The provenance of the historic home of John Hurt, however, was not in question. For 40 years, Hurt lived in a three-room shotgun house on the A.R. Perkins farm with his partner, Jessie Cole, and their son, “Man.” On the north side of Valley/Avalon Road, the house sat up on a little hill so that Hurt could keep an eye on Perkins’ cattle. Hurt eventually moved to Grenada, where he died in 1966, but shotgun house remained on the Perkins farm until 2002, when the descendants of Perkins sold the land to Dave Murphy. When Murphy got ready to sell the land to Ronald Upchurch, who planned to build a new home, his daughter Keye Murphy Williams convinced her father to retain the half acre lot to preserve the historic home. Even though one “blues professional” [perhaps Steve LaVere] offered to buy it, Murphy refused to sell it. Instead, he approached Hurt’s granddaughter, Mary Frances Wright Hurt, in 1999, explaining that she could have the house if she could get someone to move it. Thus, she enlisted the support of Peoples Bank and Trust in Carrollton and a moving company in Kosciusko, and she transported it to her family’s land—land that her great grandfather Jerry Richardson had first purchased in 1921. Wright formed the Mississippi John Hurt Blues Foundation in 2001, transformed the structure into a museum, and started organizing an annual blues festival celebrating her grandfather’s music.
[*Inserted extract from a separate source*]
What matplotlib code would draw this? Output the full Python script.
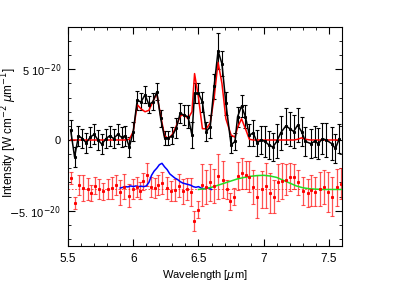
import numpy as np
import matplotlib
matplotlib.use("Agg")
import matplotlib.pyplot as plt
from matplotlib.ticker import FixedLocator, MultipleLocator

plt.rcParams['font.family'] = ['Liberation Sans', 'DejaVu Sans']
plt.rcParams['mathtext.fontset'] = 'dejavusans'

# observed spectrum (units of 1e-20 W cm-2 um-1)
wl = [5.52, 5.55, 5.58, 5.61, 5.64, 5.67, 5.70, 5.73, 5.76, 5.79, 5.82, 5.85, 5.88,
      5.91, 5.94, 5.97, 6.00, 6.03, 6.06, 6.09, 6.12, 6.15, 6.18, 6.21, 6.24, 6.27,
      6.30, 6.33, 6.36, 6.39, 6.42, 6.45, 6.47, 6.50, 6.53, 6.56, 6.59, 6.62, 6.65,
      6.68, 6.71, 6.75, 6.78, 6.80, 6.83, 6.86, 6.89, 6.92, 6.95, 6.98, 7.01, 7.04,
      7.07, 7.10, 7.13, 7.17, 7.20, 7.23, 7.26, 7.29, 7.32, 7.36, 7.39, 7.42, 7.45,
      7.48, 7.52, 7.55, 7.58]
flux = [0.7, -1.2, 0.3, 0.1, -0.2, 0.2, 0.4, 0.0, -0.3, 0.1, 0.3, 0.1, 0.4,
        0.2, 0.3, -0.5, 0.6, 2.8, 2.7, 3.2, 2.5, 2.7, 3.4, 1.55, 0.15, 0.15,
        0.3, 0.85, 1.9, 1.75, 1.65, 0.35, 3.3, 3.3, 2.7, 0.6, 0.95, 3.8, 6.3,
        5.4, 2.6, -0.35, -0.1, 1.65, 2.4, 1.65, 0.35, 0.5, -0.2, 0.0, -0.1, -0.35,
        -0.5, -0.1, 0.5, 1.0, 0.8, 0.6, 1.05, 0.6, -0.1, -0.25, -0.1, -0.25, 0.1,
        0.0, -0.25, -0.6, 0.1]
flux_err = [0.7, 0.7, 0.7, 0.7, 0.7, 0.7, 0.7, 0.7, 0.7, 0.7, 0.7, 0.7, 0.7,
            0.7, 0.7, 0.7, 0.7, 0.7, 0.6, 0.6, 0.6, 0.6, 0.6, 0.6, 0.5, 0.5,
            0.6, 0.7, 0.7, 0.7, 0.8, 0.9, 0.7, 0.7, 0.7, 0.7, 0.8, 0.9, 1.3,
            0.9, 0.8, 0.6, 0.6, 0.7, 0.8, 0.8, 0.8, 0.9, 0.9, 1.0, 1.1, 1.0,
            1.0, 1.2, 1.2, 1.3, 1.2, 1.2, 1.2, 1.0, 1.0, 1.0, 1.1, 1.1, 1.1,
            1.2, 1.2, 1.0, 1.0]
model = [0.0, 0.0, 0.0, 0.0, 0.0, 0.0, 0.0, 0.0, 0.0, 0.0, 0.0, 0.0, 0.0,
         0.0, 0.0, 0.05, 0.6, 2.5, 2.2, 2.0, 2.1, 2.7, 3.3, 1.7, 0.3, 0.1,
         0.4, 1.0, 1.7, 1.8, 1.5, 2.0, 4.7, 3.0, 0.8, 0.8, 1.2, 3.0, 5.5,
         4.0, 1.5, 0.35, 0.2, 0.9, 1.5, 0.8, 0.05, 0.0, 0.0, 0.0, 0.0, 0.0,
         0.0, 0.0, 0.0, 0.0, 0.0, 0.0, 0.05, 0.15, 0.05, 0.0, 0.0, 0.0, 0.0,
         0.0, 0.0, 0.0, 0.0]

# residual spectrum shown with an offset
offset = -3.5
res_wl = [5.523, 5.556, 5.587, 5.617, 5.65, 5.676, 5.709, 5.74, 5.77, 5.804, 5.835,
          5.868, 5.898, 5.93, 5.965, 5.996, 6.026, 6.05, 6.077, 6.102, 6.136, 6.169,
          6.192, 6.223, 6.256, 6.287, 6.32, 6.353, 6.383, 6.414, 6.44, 6.468, 6.498,
          6.524, 6.557, 6.588, 6.618, 6.651, 6.685, 6.715, 6.74, 6.77, 6.803, 6.834,
          6.867, 6.887, 6.92, 6.95, 6.984, 7.015, 7.048, 7.081, 7.112, 7.142, 7.168,
          7.2, 7.234, 7.264, 7.302, 7.336, 7.366, 7.397, 7.43, 7.461, 7.494, 7.525,
          7.559, 7.592]
res = [-2.7, -4.46, -3.17, -3.4, -3.47, -3.75, -3.24, -3.47, -3.64, -3.47, -3.4,
       -3.17, -3.71, -3.3, -3.94, -3.47, -3.3, -3.6, -2.93, -2.46, -3.3, -3.4,
       -3.17, -3.05, -3.4, -3.6, -3.55, -3.24, -3.64, -3.47, -3.7, -5.75, -4.93,
       -3.17, -3.3, -3.0, -3.24, -2.58, -2.8, -3.5, -4.34, -4.0, -2.54, -2.35,
       -2.5, -2.6, -3.3, -4.0, -3.5, -3.24, -3.75, -4.0, -3.0, -2.9, -2.8,
       -2.6, -2.6, -3.0, -3.6, -3.75, -3.55, -3.65, -3.5, -3.3, -3.7, -4.0,
       -3.35, -3.1]
res_err = [0.4, 0.4, 0.7, 0.9, 0.8, 0.6, 0.6, 0.7, 0.6, 0.7, 0.8,
           0.7, 0.9, 0.9, 0.8, 0.7, 0.7, 0.6, 0.6, 0.8, 0.7, 0.7,
           0.7, 0.8, 0.8, 0.7, 0.8, 0.8, 0.9, 0.8, 1.0, 0.7, 0.6,
           1.5, 1.2, 1.3, 1.2, 1.6, 1.3, 0.7, 0.6, 0.6, 1.0, 1.1,
           1.0, 1.1, 1.2, 1.5, 1.3, 1.6, 1.4, 1.2, 1.3, 1.3, 1.1,
           1.0, 0.9, 0.9, 1.0, 1.0, 1.1, 1.0, 1.2, 1.2, 1.4, 1.4,
           1.3, 1.1]

# 6.2 um band template (blue) and broad 7 um component (green)
blue_wl = [5.90, 5.92, 5.94, 5.96, 5.98, 6.00, 6.02, 6.04, 6.06, 6.08, 6.10, 6.12,
           6.14, 6.16, 6.18, 6.20, 6.22, 6.24, 6.26, 6.28, 6.30, 6.32, 6.34, 6.36,
           6.38, 6.40, 6.42, 6.44, 6.46, 6.48, 6.50, 6.52, 6.54, 6.56, 6.58, 6.60]
blue = [-3.4, -3.35, -3.3, -3.32, -3.25, -3.3, -3.25, -3.3, -3.27, -3.3, -3.25, -3.0,
        -2.5, -2.2, -2.0, -1.75, -1.65, -1.9, -2.1, -2.4, -2.55, -2.7, -2.8, -2.95,
        -3.05, -3.1, -3.15, -3.2, -3.3, -3.35, -3.3, -3.4, -3.45, -3.42, -3.4, -3.5]
green_wl = [6.50, 6.55, 6.60, 6.65, 6.70, 6.75, 6.80, 6.85, 6.90, 6.95, 7.00, 7.05,
            7.10, 7.15, 7.20, 7.25, 7.30, 7.35, 7.40, 7.45, 7.50, 7.55, 7.60]
green = [-3.5, -3.45, -3.35, -3.2, -3.05, -2.9, -2.75, -2.65, -2.57, -2.52, -2.5, -2.55,
         -2.65, -2.85, -3.05, -3.25, -3.38, -3.45, -3.48, -3.5, -3.5, -3.5, -3.5]

s = 1e-20
fig = plt.figure(figsize=(4.1, 2.87), dpi=100)
ax = fig.add_axes([0.166, 0.143, 0.668, 0.763])

ax.axhline(offset * s, color='red', lw=0.6, ls=(0, (2, 2)), alpha=0.8)
ax.errorbar(res_wl, np.array(res) * s, yerr=np.array(res_err) * s, fmt='s', ms=1.2,
            color='red', ecolor=(1, 0.1, 0.1, 0.75), elinewidth=0.9, capsize=1.5, capthick=0.8)
ax.errorbar(wl, np.array(flux) * s, yerr=np.array(flux_err) * s, fmt='-s', ms=1.2,
            color='black', lw=1.1, elinewidth=0.8, capsize=1.5, capthick=0.8)
ax.plot(wl, np.array(model) * s, color='red', lw=1.1)
ax.plot(blue_wl, np.array(blue) * s, color='blue', lw=1.1)
ax.plot(green_wl, np.array(green) * s, color='#22dd22', lw=1.1)

ax.set_xlim(5.5, 7.6)
ax.set_ylim(-7.5e-20, 8e-20)
ax.xaxis.set_major_locator(FixedLocator([5.5, 6, 6.5, 7, 7.5]))
ax.xaxis.set_minor_locator(MultipleLocator(0.1))
ax.set_xticklabels(['5.5', '6', '6.5', '7', '7.5'])
ax.yaxis.set_major_locator(FixedLocator([-5e-20, 0, 5e-20]))
ax.yaxis.set_minor_locator(MultipleLocator(1e-20))
ax.set_yticklabels([r'$-$5. 10$^{-20}$', '0', r'5 10$^{-20}$'])
ax.tick_params(which='both', direction='in', top=True, right=True, labelsize=8.5, pad=5)
ax.tick_params(axis='y', labelsize=8)
ax.tick_params(which='major', length=5)
ax.tick_params(which='minor', length=2.5)

ax.set_xlabel(r'Wavelength [$\mu$m]', fontsize=8, labelpad=2)
ax.set_ylabel(r'Intensity [W cm$^{-2}$ $\mu$m$^{-1}$]', fontsize=8.5)
ax.yaxis.set_label_coords(-0.178, 0.516)

fig.savefig('out.png', dpi=100)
In 2023, MZMF Vice President Shannon Evans drove out to the Hurt property to meet with the Mississippi State Historic Preservation Office, which intended to make the Hurt Museum a Mississippi landmark and submit a nomination to the National Register of Historic Places. The museum was made a Mississippi landmark only a few hours prior to its destruction by fire during Black History Month.